Give the number of lines in the entries that contain "matplotlib". State only the count.

···

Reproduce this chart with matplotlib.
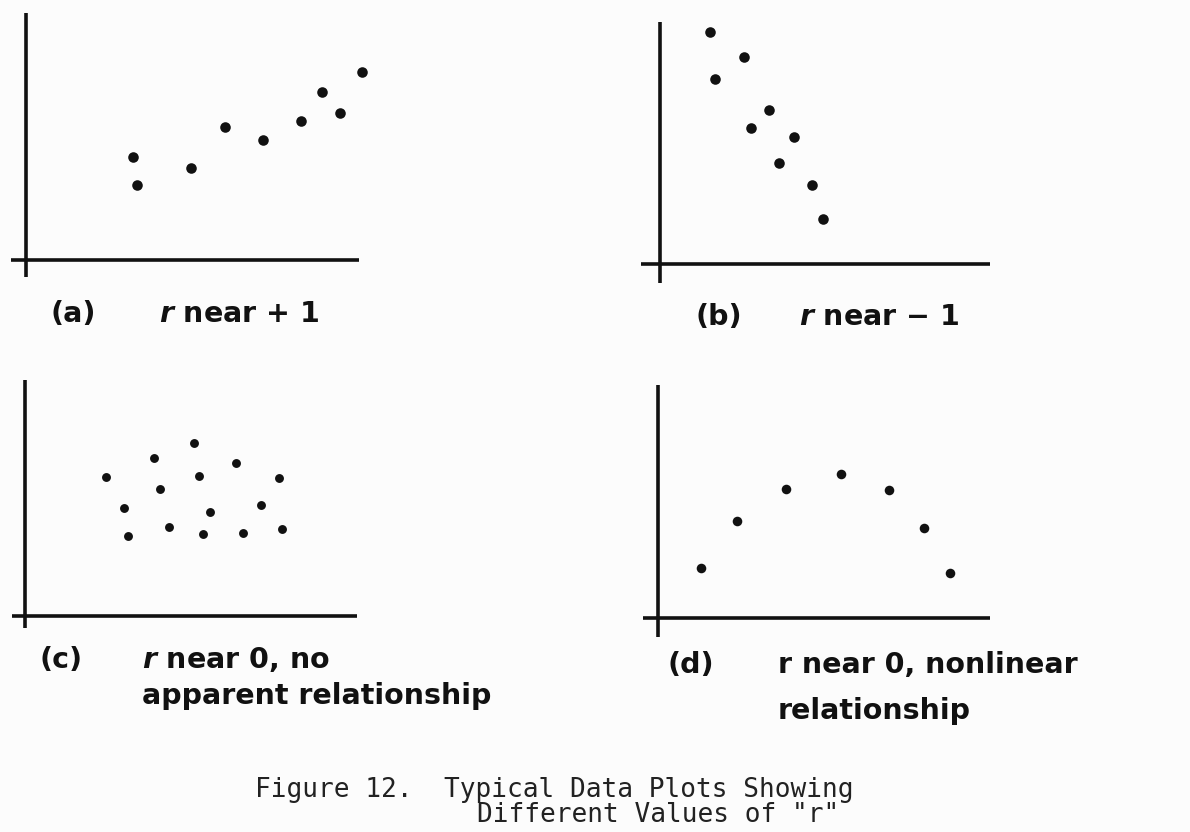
import matplotlib
matplotlib.use("Agg")
import matplotlib.pyplot as plt

W, H = 1190, 832

# point values, in axis units (x axis runs 0..10)
A_X = [3.21, 3.33, 4.95, 5.98, 7.12, 8.26, 8.89, 9.43, 10.09]
A_Y = [3.09, 2.25, 2.76, 3.99, 3.60, 4.17, 5.05, 4.41, 5.65]

B_X = [1.52, 1.68, 2.56, 3.30, 2.76, 4.07, 3.61, 4.60, 4.95]
B_Y = [7.04, 5.61, 6.28, 4.67, 4.13, 3.85, 3.07, 2.40, 1.37]

C_X = [2.44, 2.98, 3.10, 3.89, 4.07, 4.34, 5.09, 5.24, 5.57, 5.36,
       6.36, 6.57, 7.11, 7.65, 7.74]
C_Y = [4.19, 3.25, 2.41, 4.76, 3.83, 2.68, 5.21, 4.22, 3.13, 2.47,
       4.61, 2.50, 3.34, 4.16, 2.62]

D_X = [1.30, 2.38, 3.86, 5.51, 6.96, 8.01, 8.80]
D_Y = [1.51, 2.92, 3.89, 4.34, 3.86, 2.71, 1.36]

TAGS = ["(a)", "(b)", "(c)", "(d)"]
CAPTIONS = [
    ["$r$ near + 1"],
    ["$r$ near \u2212 1"],
    ["$r$ near 0, no", "apparent relationship"],
    ["r near 0, nonlinear", "relationship"],
]
FIG_CAPTION = ["Figure 12.  Typical Data Plots Showing",
               'Different Values of "r"']

# layout: origin (px), px per unit, spine extents, marker size, label spots
PANELS = [
    dict(x=A_X, y=A_Y, origin=(26, 260), s=33.3, xb=(-0.45, 10.0),
         yb=(-0.51, 7.42), ms=7.6, tag=(50, 322), txt=(159, 322)),
    dict(x=B_X, y=B_Y, origin=(660, 264), s=32.95, xb=(-0.59, 10.0),
         yb=(-0.58, 7.34), ms=7.6, tag=(695, 325), txt=(799, 325)),
    dict(x=C_X, y=C_Y, origin=(25, 616), s=33.2, xb=(-0.39, 10.0),
         yb=(-0.36, 7.11), ms=6.4, tag=(40, 668), txt=(142, 668)),
    dict(x=D_X, y=D_Y, origin=(658, 618), s=33.2, xb=(-0.45, 10.0),
         yb=(-0.57, 7.02), ms=6.9, tag=(668, 673), txt=(778, 673)),
]

INK = "#111111"
PAPER = "#fcfcfc"
LINE_GAP = 36

plt.rcParams["mathtext.fontset"] = "custom"
plt.rcParams["mathtext.it"] = "DejaVu Sans:italic:bold"
plt.rcParams["mathtext.rm"] = "DejaVu Sans:bold"

fig = plt.figure(figsize=(W / 100, H / 100), dpi=100)
fig.patch.set_facecolor(PAPER)


def fx(px):
    return px / W


def fy(py):
    return 1 - py / H


for i, p in enumerate(PANELS):
    ox, oy = p["origin"]
    s = p["s"]
    # axes spans -1..11 by -1..8 in data units
    ax = fig.add_axes((fx(ox - s), fy(oy + s), 12 * s / W, 9 * s / H))
    ax.set_xlim(-1, 11)
    ax.set_ylim(-1, 8)
    ax.patch.set_alpha(0)
    for side in ("top", "right"):
        ax.spines[side].set_visible(False)
    ax.spines["left"].set_position(("data", 0))
    ax.spines["bottom"].set_position(("data", 0))
    ax.spines["left"].set_bounds(*p["yb"])
    ax.spines["bottom"].set_bounds(*p["xb"])
    for side in ("left", "bottom"):
        ax.spines[side].set_linewidth(2.6)
        ax.spines[side].set_color(INK)
        ax.spines[side].set_capstyle("butt")
    ax.set_xticks([])
    ax.set_yticks([])
    ax.plot(p["x"], p["y"], "o", color=INK, ms=p["ms"], mew=0,
            clip_on=False)

    tx, ty = p["tag"]
    fig.text(fx(tx), fy(ty), TAGS[i], fontsize=20.5, fontweight="bold",
             color=INK, va="baseline", ha="left")
    cx, cy = p["txt"]
    for j, line in enumerate(CAPTIONS[i]):
        fig.text(fx(cx), fy(cy + j * LINE_GAP + (10 if i == 3 and j else 0)),
                 line, fontsize=20.5, fontweight="bold", color=INK,
                 va="baseline", ha="left")

fig.text(fx(255), fy(797), FIG_CAPTION[0], family="DejaVu Sans Mono",
         fontsize=18.8, color="#222222", va="baseline", ha="left")
fig.text(fx(477), fy(822), FIG_CAPTION[1], family="DejaVu Sans Mono",
         fontsize=18.8, color="#222222", va="baseline", ha="left")

fig.savefig("out.png", dpi=100, facecolor=PAPER)
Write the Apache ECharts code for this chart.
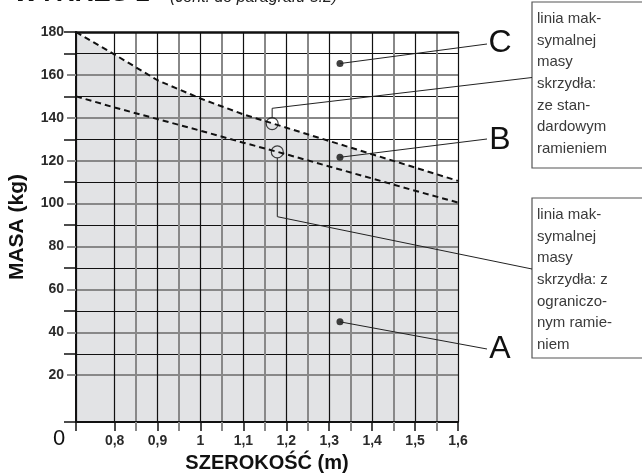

···

> _Task answer_
4